King Mihail was allowed back into the country but few people wanted to restore the monarchy. An opinion poll suggested it was only 15%.
In 1992 the FSN began to decline. Iliescu’s followers split from the FSN and set up the Social Democrats. The others in the FSN founded the Democratic Party. The National Liberal Party – in the tradition of the pre-Communist era party – was also established.
Codreanu’s nephew refounded the Iron Guard but this made very little headway. Some attempted to rehabilitate Antonescu and a statue of him was even unveiled outside a church built on his orders. The statue was later removed after an outcry from the Jewish communion. Antonescu had a street named after him in his native city, Pitesti.
In 1992 the former Yugoslavia’s breakup degenerated into internecine warfare. This was a boon for Romania. A potential source of cheap goods, labour and raw materials was out of the running but that was only minor. There was a huge demand for one of the few things that Romania could produce in great number and at a high standard – arms. Romania surreptitiously sold weapons to Serbia despite the embargo on this. This was not due to a particular affection for Serbia or animus for Serbia’s foes. It was simply most convenient to do so as Serbia shared a border with Romania and none of the other belligerents did. It helped that Serbia was the largest of the protagonists and thus had not only the largest demand for weapons but seemed most likely to emerge the gainster. Moreover, it was surely prudent to have amicable relations with Serbia as she is Romania’s second largest neighbour. This trade provided some much needed hard currency in dark times. Besides, there is a very small Serb minority in Romania and it endeared the government to them.
Iliescu lost a presidential election to Constantinescu of the Democratic Convention. An entirely peaceful and democratic transfer of office from one man to another was a first in Romanian history. But in 2000 he lost office and Iliescu returned to the presidency.
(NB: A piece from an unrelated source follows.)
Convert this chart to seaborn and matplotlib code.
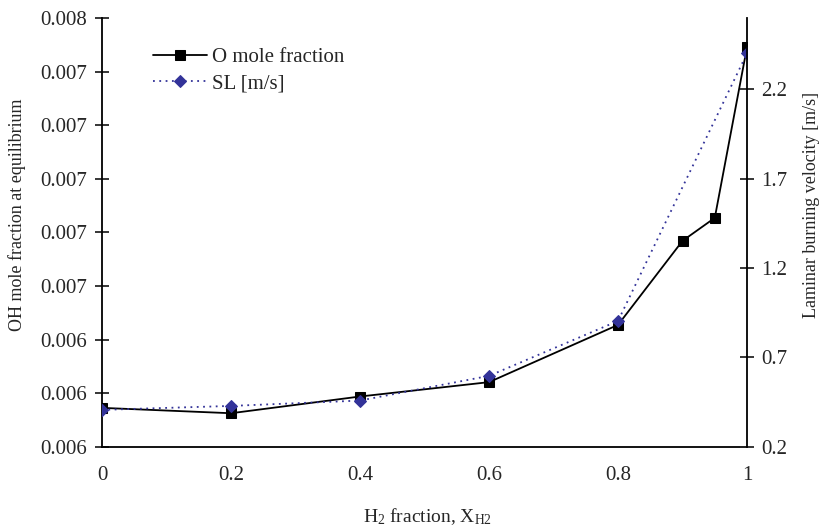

Many Romanians started to travel abroad because now they were free to go. Obtaining permission to enter foreign countries was not easy. Romanians particularly moved to Italy as the language is easy to learn for Romanians. Significant Romanian communities established a foothold in Germany, France, Spain, the US, the Republic of Ireland and the UK. Some went as legal immigrants and some as illegals. Some claimed asylum abroad on various grounds, even on the basis of being a royalist. In 1998 a Romanian man claimed asylum in the UK on the basis of being a homosexual, his lifestyle was illegal in Romania at the time. His claim was upheld. Only later did Romania legalise homosexuality although attitudes towards it remain very negative.
Romanians of the German and Hebraic ethnicities could now of course emigrate freely to their ancestral homelands. Many did so.
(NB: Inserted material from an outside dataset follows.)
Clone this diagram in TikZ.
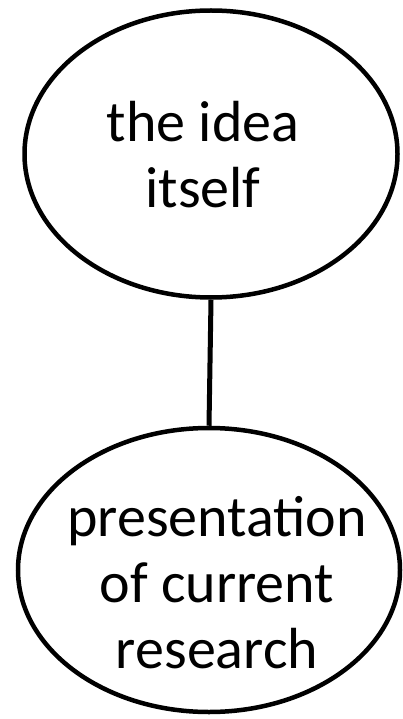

Many private universities were founded by some said that the quality of them was poor and a few of them functioned as little more than degree mills.
Romania made attempts to join NATO and the European Union. It eventually attained candidate status for the EU despite misgivings arising from corruption, poverty and human rights.
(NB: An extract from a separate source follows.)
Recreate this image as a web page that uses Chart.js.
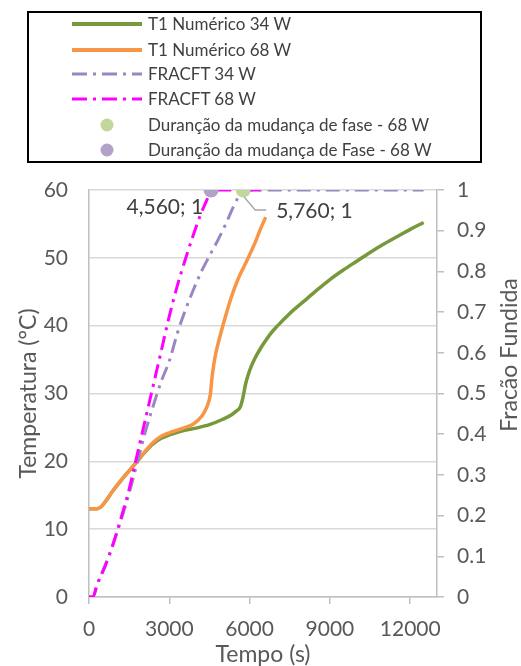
<!DOCTYPE html>
<html>
<head>
<meta charset="utf-8">
<script src="https://cdn.jsdelivr.net/npm/chart.js@4"></script>
<style>
  html, body { margin: 0; padding: 0; background: #fff; }
  #wrap { position: relative; width: 521px; height: 666px; overflow: hidden; }
  #legend { position: absolute; left: 27px; top: 11px; width: 451px; height: 148px; border: 2px solid #000; box-sizing: content-box; }
  .row { position: absolute; left: 0; height: 24px; font-family: Lato, "Liberation Sans", sans-serif; font-size: 17px; color: #404040; white-space: nowrap; }
  .row svg { position: absolute; left: 43px; top: 8px; }
  .row span { position: absolute; left: 119px; top: 1px; line-height: 22px; }
  canvas { position: absolute; left: 0; top: 0; }
</style>
</head>
<body>
<div id="wrap">
  <canvas id="c" width="521" height="666"></canvas>
  <div id="legend"></div>
</div>
<script>
// ---- Data ----
const timeT1_34 = [0, 300, 450, 600, 900, 1200, 1500, 1800, 2100, 2400, 2700, 3000, 3500, 4000, 4500, 5000, 5300, 5500, 5650, 5750, 5850, 5950, 6050, 6200, 6400, 6600, 6800, 7000, 7200, 7500, 8000, 8500, 9000, 9500, 10000, 10500, 11000, 11500, 12000, 12500];
const tempT1_34 = [13, 13, 13.3, 14, 15.7, 17.2, 18.6, 20.0, 21.4, 22.6, 23.4, 23.9, 24.5, 24.9, 25.4, 26.2, 26.8, 27.4, 28.0, 29.4, 31.4, 32.8, 33.9, 35.2, 36.6, 37.8, 38.9, 39.8, 40.6, 41.8, 43.5, 45.2, 46.8, 48.2, 49.5, 50.8, 52.0, 53.1, 54.2, 55.2];

const timeT1_68 = [0, 300, 450, 600, 900, 1200, 1500, 1800, 2100, 2400, 2700, 3000, 3300, 3600, 3900, 4200, 4400, 4530, 4600, 4700, 4800, 5000, 5100, 5300, 5550, 5900, 6200, 6400, 6600];
const tempT1_68 = [13, 13, 13.3, 14, 15.7, 17.2, 18.6, 20.0, 21.5, 22.8, 23.7, 24.2, 24.6, 25.0, 25.5, 26.6, 28.0, 29.8, 32.5, 35.2, 37.0, 40.0, 41.4, 44.0, 46.7, 49.6, 52.2, 54.2, 56.0];

const timeFrac34 = [0, 150, 300, 600, 900, 1200, 1500, 1800, 2100, 2400, 2700, 3000, 3300, 3600, 3900, 4200, 4500, 4800, 5100, 5400, 5600, 5760, 6500, 8000, 10000, 12500];
const frac34 = [0, 0, 0.03, 0.078, 0.13, 0.19, 0.255, 0.33, 0.405, 0.47, 0.53, 0.58, 0.648, 0.705, 0.755, 0.80, 0.838, 0.875, 0.915, 0.96, 0.985, 1, 1, 1, 1, 1];

const timeFrac68 = [0, 150, 300, 600, 900, 1200, 1500, 1800, 2100, 2400, 2700, 3000, 3300, 3600, 3900, 4200, 4400, 4560, 5000, 5760, 6600];
const frac68 = [0, 0, 0.03, 0.075, 0.13, 0.195, 0.265, 0.35, 0.435, 0.52, 0.605, 0.69, 0.765, 0.83, 0.89, 0.945, 0.975, 1, 1, 1, 1];

const phaseTime34 = [5760];
const phaseFrac34 = [1];
const phaseTime68 = [4560];
const phaseFrac68 = [1];

const xTicks = [0, 3000, 6000, 9000, 12000];
const yTicks = [0, 10, 20, 30, 40, 50, 60];
const y1Ticks = [0, 0.1, 0.2, 0.3, 0.4, 0.5, 0.6, 0.7, 0.8, 0.9, 1];

const seriesNames = ["T1 Numérico 34 W", "T1 Numérico 68 W", "FRACFT 34 W", "FRACFT 68 W", "Duranção da mudança de fase - 68 W", "Duranção da mudança de Fase - 68 W"];
const xTitle = "Tempo (s)";
const yTitle = "Temperatura (°C)";
const y1Title = "Fracão Fundida";

// ---- styling ----
const GREEN = '#77983b', ORANGE = '#f79646', PURPLE = '#9a86c2', MAGENTA = '#ff00ff';
const GREEN_MK = '#c3d69b', PURPLE_MK = '#b3a2c7';
const DASH = [14, 6, 3, 6];
const FONT = 'Lato, "Liberation Sans", sans-serif';
const TXT = '#595959';

function pts(xs, ys) { return xs.map((x, i) => ({ x: x, y: ys[i] })); }
function fixTicks(list) { return s => { s.ticks = list.map(v => ({ value: v })); }; }

// ---- Legend (HTML) ----
const legendItems = [
  { name: seriesNames[0], type: 'line', color: GREEN, dash: null, w: 4 },
  { name: seriesNames[1], type: 'line', color: ORANGE, dash: null, w: 4 },
  { name: seriesNames[2], type: 'line', color: PURPLE, dash: '15 6 3 6', w: 3 },
  { name: seriesNames[3], type: 'line', color: MAGENTA, dash: '15 6 3 6', w: 3 },
  { name: seriesNames[4], type: 'dot', color: GREEN_MK },
  { name: seriesNames[5], type: 'dot', color: PURPLE_MK }
];
const rowCenters = [24, 50, 74, 99, 125, 150];
const leg = document.getElementById('legend');
legendItems.forEach((it, i) => {
  const r = document.createElement('div');
  r.className = 'row';
  r.style.top = (rowCenters[i] - 13 - 12) + 'px';
  let svg;
  if (it.type === 'line') {
    svg = '<svg width="70" height="8"><line x1="0" y1="4" x2="70" y2="4" stroke="' + it.color + '" stroke-width="' + it.w + '"' + (it.dash ? ' stroke-dasharray="' + it.dash + '"' : ' stroke-linecap="round"') + '/></svg>';
  } else {
    svg = '<svg width="70" height="14" style="top:5px"><circle cx="35" cy="7" r="6.5" fill="' + it.color + '"/></svg>';
  }
  r.innerHTML = svg + '<span>' + it.name + '</span>';
  leg.appendChild(r);
});

// ---- custom plugin: right title + data labels ----
const extras = {
  id: 'extras',
  afterDatasetsDraw(chart) {
    const ctx = chart.ctx;
    const x = chart.scales.x, y1 = chart.scales.y1;
    ctx.save();
    const px1 = x.getPixelForValue(phaseTime68[0]), py1 = y1.getPixelForValue(phaseFrac68[0]);
    ctx.fillStyle = '#404040';
    ctx.font = '21px ' + FONT;
    ctx.textBaseline = 'middle';
    ctx.textAlign = 'right';
    ctx.fillText(phaseTime68[0].toLocaleString('en-US') + '; ' + phaseFrac68[0], px1 - 8, py1 + 17);
    const px2 = x.getPixelForValue(phaseTime34[0]), py2 = y1.getPixelForValue(phaseFrac34[0]);
    ctx.strokeStyle = '#a6a6a6';
    ctx.lineWidth = 1.3;
    ctx.beginPath();
    ctx.moveTo(px2 + 1, py2 + 7);
    ctx.lineTo(px2 + 12, py2 + 20);
    ctx.lineTo(px2 + 23, py2 + 20);
    ctx.stroke();
    ctx.textAlign = 'left';
    ctx.fillText(phaseTime34[0].toLocaleString('en-US') + '; ' + phaseFrac34[0], px2 + 33, py2 + 21);
    ctx.fillStyle = TXT;
    ctx.font = '23px ' + FONT;
    ctx.textAlign = 'center';
    ctx.translate(510, 355);
    ctx.rotate(-Math.PI / 2);
    ctx.fillText(y1Title, 0, 0);
    ctx.restore();
  }
};

new Chart(document.getElementById('c'), {
  type: 'line',
  data: {
    datasets: [
      { label: seriesNames[5], type: 'scatter', data: pts(phaseTime68, phaseFrac68), yAxisID: 'y1', pointRadius: 7.5, pointHoverRadius: 7.5, pointBackgroundColor: PURPLE_MK, pointBorderWidth: 0, backgroundColor: PURPLE_MK, order: 0 },
      { label: seriesNames[4], type: 'scatter', data: pts(phaseTime34, phaseFrac34), yAxisID: 'y1', pointRadius: 7.5, pointHoverRadius: 7.5, pointBackgroundColor: GREEN_MK, pointBorderWidth: 0, backgroundColor: GREEN_MK, order: 0 },
      { label: seriesNames[3], data: pts(timeFrac68, frac68), yAxisID: 'y1', borderColor: MAGENTA, borderWidth: 3, borderDash: DASH, pointRadius: 0, cubicInterpolationMode: 'monotone', order: 1 },
      { label: seriesNames[2], data: pts(timeFrac34, frac34), yAxisID: 'y1', borderColor: PURPLE, borderWidth: 3, borderDash: DASH, pointRadius: 0, cubicInterpolationMode: 'monotone', order: 2 },
      { label: seriesNames[1], data: pts(timeT1_68, tempT1_68), yAxisID: 'y', borderColor: ORANGE, borderWidth: 3.5, pointRadius: 0, cubicInterpolationMode: 'monotone', order: 3 },
      { label: seriesNames[0], data: pts(timeT1_34, tempT1_34), yAxisID: 'y', borderColor: GREEN, borderWidth: 3.5, pointRadius: 0, cubicInterpolationMode: 'monotone', order: 4 }
    ]
  },
  options: {
    responsive: false,
    animation: false,
    events: [],
    layout: { padding: { top: 190, left: 0, right: 0, bottom: 0 } },
    plugins: { legend: { display: false }, tooltip: { enabled: false } },
    scales: {
      x: {
        type: 'linear', position: 'bottom', min: 0, max: 13000,
        afterFit(s) { s.height = 69; },
        afterBuildTicks: fixTicks(xTicks),
        ticks: { autoSkip: false, color: TXT, font: { family: FONT, size: 21 }, padding: 13, maxRotation: 0, callback: v => String(v) },
        grid: { drawOnChartArea: false, drawTicks: true, tickLength: 7, color: '#bfbfbf', lineWidth: 1.5 },
        border: { color: '#bfbfbf', width: 1.5 },
        title: { display: true, text: xTitle, color: TXT, font: { family: FONT, size: 23, lineHeight: 1.0 }, padding: { top: 0, bottom: 0 } }
      },
      y: {
        type: 'linear', position: 'left', min: 0, max: 60,
        afterFit(s) { s.width = 89; },
        afterBuildTicks: fixTicks(yTicks),
        ticks: { autoSkip: false, color: TXT, font: { family: FONT, size: 21 }, padding: 21 },
        grid: { drawTicks: false, color: '#d9d9d9', lineWidth: 1.5 },
        border: { color: '#bfbfbf', width: 1.5 },
        title: { display: true, text: yTitle, color: TXT, font: { family: FONT, size: 23, lineHeight: 1.0 }, padding: { top: 17, bottom: 0 } }
      },
      y1: {
        type: 'linear', position: 'right', min: 0, max: 1,
        afterFit(s) { s.width = 84; },
        afterBuildTicks: fixTicks(y1Ticks),
        ticks: { autoSkip: false, color: TXT, font: { family: FONT, size: 21 }, padding: 13, callback: v => (Math.abs(v - Math.round(v)) < 1e-9 ? String(Math.round(v)) : v.toFixed(1)) },
        grid: { drawOnChartArea: false, drawTicks: true, tickLength: 7, color: '#bfbfbf', lineWidth: 1.5 },
        border: { color: '#bfbfbf', width: 1.5 },
        title: { display: false }
      }
    }
  },
  plugins: [extras]
});
</script>
</body>
</html>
The New Right – an ultra-nationlist party – was founded. It preaches hatred towards Jews, Gypsies, Hungarians and gays. Its graffiti is seen all over – Bessarabia is Romanian soil! It has little electoral success.
Many lament the decline in solidarity since the Revolution, the sense of duty. They say that selfishness, junk culture and crass materialism have taken over. People sometimes say that respectfulness has broken down. It is noted that very little public construction has gone on since the Revolution and many public works abandoned in 1989 are still incomplete.